Por su parte, el que hemos
venido en llamar “primer mundo”, no era ni tosco, ni rudo, antes al contrario
estaba viviendo un auténtico renacimiento cultural o “siglo de oro”. Las obras
arquitectónicas, escultóricas, literarias y hasta las representaciones de las
monedas no eran sino manifestaciones de un programa común en el que se tendía a
recuperar los mejores valores del pasado romano y a cantar la nueva era de paz
y de prosperidad traída por Augusto bajo el amparo de los dioses del panteón
romano.
Era la época de Ovidio con
su “Arte de Amar” o “Ars Amandi”. Si el sincretismo entre la religión griega y
la romana estaba ya muy avanzado en obras como la “Metamorfosis”, dicho
sincretismo constituía ya una realidad.
Era la época de Horacio, el
enamorado del justo medio expresado en sus sátiras, églogas y epístolas.

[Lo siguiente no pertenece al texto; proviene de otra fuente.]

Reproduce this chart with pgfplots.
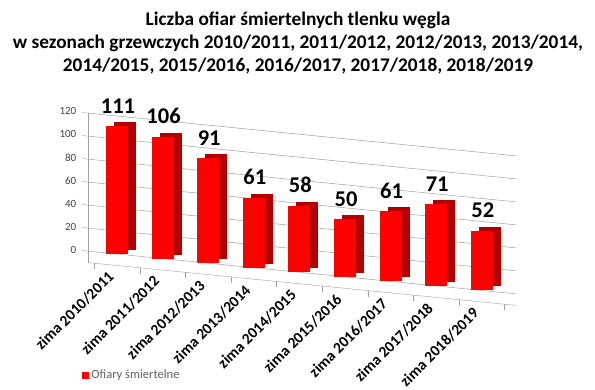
\documentclass[border=0pt]{standalone}
\usepackage{fontspec}
\setmainfont{Carlito}
\usepackage{pgfplots}
\usepackage{pgfplotstable}
\pgfplotsset{compat=1.18}
\definecolor{barred}{HTML}{FF0000}
\definecolor{bardark}{HTML}{B00000}
\definecolor{gridgray}{HTML}{A0A0A0}
\definecolor{ticktext}{HTML}{404052}
\pgfplotstableread{
x y
0 111
1 106
2 91
3 61
4 58
5 50
6 61
7 71
8 52
}\datatable
\begin{document}
\begin{tikzpicture}[x=1pt,y=1pt]
\begin{axis}[
  x={(45.6pt,-4.56pt)}, y={(0pt,1.15pt)},
  xmin=-0.64, xmax=8.75, ymin=-10, ymax=120,
  clip=false,
  axis lines*=left,
  axis line style={draw=gridgray},
  ytick={0,20,...,120},
  ymajorgrids,
  grid style={gridgray, line width=0.5pt},
  tick align=outside,
  major tick length=6pt,
  every tick/.style={draw=gridgray},
  y tick label style={font=\fontsize{11}{11}\selectfont, text=ticktext, xshift=-2pt},
  xtick={0,...,8},
  xtick style={draw=none},
  extra x ticks={-0.5,0.5,...,8.5},
  extra x tick labels={},
  extra x tick style={xtick style={draw=gridgray}},
  xticklabels={zima 2010/2011,zima 2011/2012,zima 2012/2013,zima 2013/2014,zima 2014/2015,zima 2015/2016,zima 2016/2017,zima 2017/2018,zima 2018/2019},
  x tick label style={xshift=-10pt, yshift=3pt, rotate=45, anchor=north east, inner sep=1pt, font=\bfseries\fontsize{15.5}{15.5}\selectfont},
  /pgf/number format/assume math mode=true,
  legend style={at={(-0.02,-0.362)}, anchor=west, draw=none, fill=none, font=\fontsize{12.5}{12.5}\selectfont, text=gray!75!black},
  legend image code/.code={\fill[barred] (0pt,-3.5pt) rectangle (7pt,3.5pt);},
]
\addplot[draw=none, no marks, forget plot,
  error bars/.cd, y dir=minus, y explicit, error mark=none,
  error bar style={line width=22pt, draw=bardark, xshift=8pt, yshift=4pt}]
  table[x=x, y=y, y error minus expr=\thisrow{y}] {\datatable};
\addplot[draw=none, no marks,
  nodes near coords,
  nodes near coords style={font=\bfseries\fontsize{22.5}{22.5}\selectfont, text=black, anchor=south, yshift=9pt, xshift=1pt},
  error bars/.cd, y dir=minus, y explicit, error mark=none,
  error bar style={line width=22pt, draw=barred}]
  table[x=x, y=y, y error minus expr=\thisrow{y}] {\datatable};
\addlegendentry{Ofiary śmiertelne}
\coordinate (O) at (axis cs:0,0);
\end{axis}
\pgfresetboundingbox
\begin{scope}[shift={(O)}]
\path[use as bounding box] (-117,-135) rectangle (478,254);
\begin{scope}[font=\bfseries\fontsize{19.3}{23}\selectfont]
\node[anchor=base] at (181,228) {Liczba ofiar śmiertelnych tlenku węgla};
\node[anchor=base] at (181,205) {w sezonach grzewczych 2010/2011, 2011/2012, 2012/2013, 2013/2014,};
\node[anchor=base] at (181,182) {2014/2015, 2015/2016, 2016/2017, 2017/2018, 2018/2019};
\end{scope}
\end{scope}
\end{tikzpicture}
\end{document}
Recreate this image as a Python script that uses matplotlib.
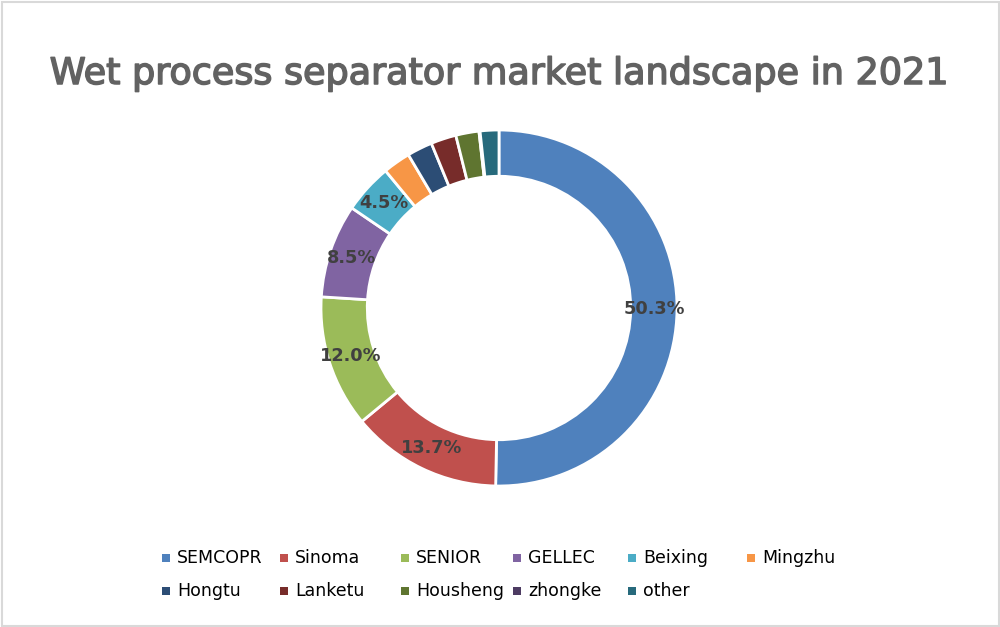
import matplotlib
matplotlib.use("Agg")
import matplotlib.pyplot as plt
import matplotlib.patheffects as pe
from matplotlib.patches import Rectangle
import numpy as np

title = "Wet process separator market landscape in 2021"
companies = ["SEMCOPR", "Sinoma", "SENIOR", "GELLEC", "Beixing", "Mingzhu",
             "Hongtu", "Lanketu", "Housheng", "zhongke", "other"]
shares = [50.3, 13.7, 12.0, 8.5, 4.5, 2.5, 2.3, 2.3, 2.1, 0.1, 1.7]
show_label = [True, True, True, True, True, False, False, False, False, False, False]
colors = ["#4F81BD", "#C0504D", "#9BBB59", "#8064A2", "#4BACC6", "#F79646",
          "#2C4D75", "#772C2A", "#5F7530", "#4D3B62", "#276A7C"]

W, H = 1000, 627
fig = plt.figure(figsize=(W / 100, H / 100), dpi=100)
fig.patch.set_facecolor("white")

# border
fig.patches.append(Rectangle((1.5 / W, 1.5 / H), 1 - 3 / W, 1 - 3 / H,
                             transform=fig.transFigure, fill=False,
                             edgecolor="#D9D9D9", linewidth=1.5))

fig.text(500 / W, 1 - 84 / H, title, ha="center", va="baseline",
         fontsize=26.3, color="#626262", family="DejaVu Sans",
         path_effects=[pe.withStroke(linewidth=1.1, foreground="#626262")])

cx, cy, R = 499, 308, 178
ax = fig.add_axes([(cx - R) / W, (H - cy - R) / H, 2 * R / W, 2 * R / H])
wedges, _ = ax.pie(shares, colors=colors, startangle=90, counterclock=False,
                   radius=1.0, wedgeprops=dict(width=0.26, edgecolor="white",
                                               linewidth=2))
ax.set_xlim(-1, 1)
ax.set_ylim(-1, 1)
ax.set_aspect("equal")
ax.axis("off")

r_lab = 0.875
for w, v, show in zip(wedges, shares, show_label):
    if not show:
        continue
    ang = np.deg2rad((w.theta1 + w.theta2) / 2)
    ax.text(r_lab * np.cos(ang), r_lab * np.sin(ang), f"{v:.1f}%",
            ha="center", va="center", fontsize=12.8, fontweight="bold",
            color="#404040")

# legend
col_x = [166, 284, 405, 517, 632, 751]
row_y = [558, 591]
for i, (lab, c) in enumerate(zip(companies, colors)):
    r, k = divmod(i, 6)
    x, y = col_x[k], row_y[r]
    fig.patches.append(Rectangle(((x - 4) / W, (H - y - 4) / H), 8 / W, 8 / H,
                                 transform=fig.transFigure, facecolor=c,
                                 edgecolor="none"))
    fig.text((x + 11) / W, 1 - y / H, lab, ha="left", va="center",
             fontsize=12.5, color="#000000")

fig.savefig("out.png", dpi=100)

Era la época del gran Virgilio de las “Bucólicas”
y “Geórgicas”, del Virgilio de la “Eneida” sobre el origen troyano de Roma. Del
Virgilio preferido por los autores cristianos posteriores, pues en su Égloga IV
habla del “inminente nacimiento de un niño que crearía un reino de paz en el
mundo”.
Era la época de Cayo
Mecenas, amigo de Octavio, riquísimo, que estimuló por ello a autores,
escritores y sabios.
Era también la época del
gran historiador Tito Livio, etc., etc.
Era efectivamente un tiempo
de brillantez, opulencia y poder. Contraste, enorme contraste con la ruda
Palestina del bíblico Israel, sociedad aún patriarcal, atrasada, con el
pensamiento solo puesto en sus tradiciones y su sólida fe y esperanza en la
venida de un Mesías repetidamente anunciado por unos enigmáticos profetas.

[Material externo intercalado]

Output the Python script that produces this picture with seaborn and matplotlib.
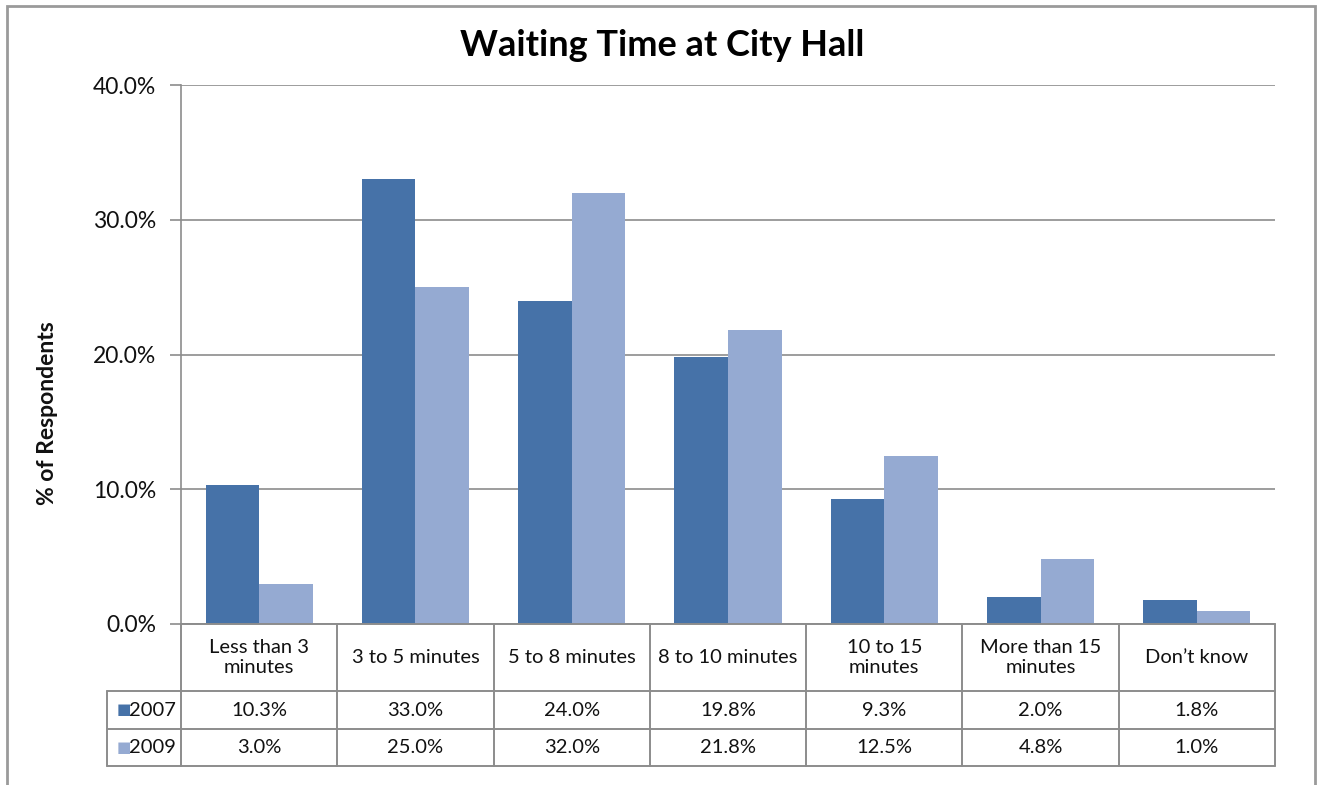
import matplotlib
matplotlib.use("Agg")
import matplotlib.pyplot as plt
import seaborn as sns
import pandas as pd
from matplotlib.patches import Rectangle
from matplotlib.lines import Line2D
import matplotlib.transforms as mtransforms

# data
categories = ["Less than 3\nminutes", "3 to 5 minutes", "5 to 8 minutes", "8 to 10 minutes",
              "10 to 15\nminutes", "More than 15\nminutes", "Don\u2019t know"]
years = ["2007", "2009"]
v2007 = [10.3, 33.0, 24.0, 19.8, 9.3, 2.0, 1.8]
v2009 = [3.0, 25.0, 32.0, 21.8, 12.5, 4.8, 1.0]
y_ticks = [0, 10, 20, 30, 40]

colors = {"2007": "#4672a8", "2009": "#95aad2"}
grid_col = "#8c8c8c"
txt_col = "#111111"

df = pd.DataFrame({
    "cat": categories * 2,
    "year": ["2007"] * len(categories) + ["2009"] * len(categories),
    "pct": v2007 + v2009,
})

sns.set_style("white")
plt.rcParams["font.family"] = ["Lato", "DejaVu Sans"]

fig = plt.figure(figsize=(13.25, 7.85), dpi=100)
W, H = 1325, 785
ax = fig.add_axes([181 / W, (H - 624) / H, (1275 - 181) / W, (624 - 85) / H])

sns.barplot(data=df, x="cat", y="pct", hue="year", order=categories, hue_order=years,
            palette=colors, width=0.685, gap=0, saturation=1, linewidth=0,
            ax=ax, legend=False)

ax.set_ylim(0, 40)
ax.set_xlim(-0.5, len(categories) - 0.5)
ax.set_yticks(y_ticks)
ax.set_yticklabels([f"{t:.1f}%" for t in y_ticks], fontsize=16.5, color=txt_col)
ax.set_xticks([])
ax.set_xlabel("")
ax.set_ylabel("% of Respondents", fontsize=16.5, fontweight="bold", color=txt_col)
ax.yaxis.set_label_coords(-0.112, 0.391)
ax.yaxis.grid(True, color=grid_col, linewidth=1.2)
ax.set_axisbelow(True)
ax.tick_params(axis="y", length=8, width=1.2, color=grid_col, pad=10, left=True)
for side in ["top", "right", "bottom"]:
    ax.spines[side].set_visible(False)
ax.spines["left"].set_color(grid_col)
ax.spines["left"].set_linewidth(1.2)

fig.text(0.5, (H - 45) / H, "Waiting Time at City Hall", ha="center", va="center",
         fontsize=26, fontweight="bold", color="#000000")

# data table under the axis
tr = mtransforms.blended_transform_factory(ax.transData, ax.transAxes)
ph = 624 - 85
y_hdr = 0.0
y_r1 = -(691 - 624) / ph
y_r2 = -(729 - 624) / ph
y_r3 = -(766 - 624) / ph
x_left = -0.5 - (181 - 107) / ((1275 - 181) / len(categories))
x_right = len(categories) - 0.5
lw = 1.4
fs = 14.5

def hline(x0, x1, y):
    ax.add_line(Line2D([x0, x1], [y, y], transform=tr, color=grid_col, lw=lw, clip_on=False))

def vline(x, y0, y1):
    ax.add_line(Line2D([x, x], [y0, y1], transform=tr, color=grid_col, lw=lw, clip_on=False))

hline(-0.5, x_right, y_hdr)
hline(x_left, x_right, y_r1)
hline(x_left, x_right, y_r2)
hline(x_left, x_right, y_r3)
for i in range(len(categories) + 1):
    vline(i - 0.5, y_hdr, y_r3)
vline(x_left, y_r1, y_r3)

for i, c in enumerate(categories):
    ax.text(i, (y_hdr + y_r1) / 2, c, transform=tr, ha="center", va="center",
            fontsize=fs, linespacing=1.2, color=txt_col)
    ax.text(i, (y_r1 + y_r2) / 2, f"{v2007[i]:.1f}%", transform=tr, ha="center",
            va="center", fontsize=fs, color=txt_col)
    ax.text(i, (y_r2 + y_r3) / 2, f"{v2009[i]:.1f}%", transform=tr, ha="center",
            va="center", fontsize=fs, color=txt_col)

for yr, y0, y1 in [("2007", y_r1, y_r2), ("2009", y_r2, y_r3)]:
    ym = (y0 + y1) / 2
    ax.text(x_left + 0.06, ym, "\u25A0", transform=tr, ha="left", va="center",
            fontsize=11, color=colors[yr])
    ax.text(x_left + 0.14, ym, yr, transform=tr, ha="left", va="center",
            fontsize=fs, color=txt_col)

# outer chart border
fig.patches.append(Rectangle((7 / W, -0.05), (1315 - 7) / W, (H - 6) / H + 0.05,
                             transform=fig.transFigure, fill=False,
                             edgecolor="#9a9a9a", lw=2))

fig.savefig("out.png", dpi=100)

Todo empezó, pues, en BELÉN
(Beth-lehem, “casa del pan”). De ella dice la poesía popular con su profunda
carga de sencillez teológica, de la que surge este precioso villancico:
“La Casa del Pan callaba,
la hoguera estaba encendida
que el PAN se estaba cociendo
en el seno de MARÍA.
PAN blanco sería JESÚS
que los hombres cocerían,
¡BELÉN!, ¡oh, CASA DEL PAN!,
JESÚS, hogaza divina”.
Aldea rodeada de estepas
desérticas a unos siete kilómetros de Jerusalén, la capital. Ya Miqueas (cap.
5, vers 1º) lo había profetizado: “Pero tú, Belén, eres la más pequeña de las
aldeas de Judá; de ti sacaré al que ha de ser jefe de Israel…”. El evangelista
Mateo cita esta profecía con algunas correcciones: “Y tú, Belén, tierra de
Judá, no eres ni mucho menos la última de las aldeas…”; para Mateo el minúsculo
pueblecito se crece por haber sido la cuna de Jesús. No se fijó Dios en los
palacios y murallas de Jerusalén, ni en el poder deslumbrante de la Roma
imperial, sino en una aldea insignificante, cuna del rey David, humilde lugar
elegido, aunque en verdad lo que allí sucedió fue como un relámpago en la
oscuridad de la noche de la historia.
Ese fue el primer Belén del
universo. Belén fue un acontecimiento que gritaba, que grita, a los cuatro
vientos que no había derecho –que no hay derecho- a que las cosas estuvieran
como estaban, es decir, que estén como están. Aquel Belén levantó la esperanza
de los pobres, denunció la persecución organizada por los poderosos, el olvido
y desinterés de los cultos….Belén fue la manifestación de la peculiaridad del
cristianismo en relación con otras religiones o ideas filosóficas. El
fundamento del cristianismo no es un concepto abstracto, ni una decisión ética,
sino el encuentro con una PERSONA en todo semejante a nosotros.
Autor: JOSÉ Mª DABRIO PÉREZ. Huelva, Andalucía, España.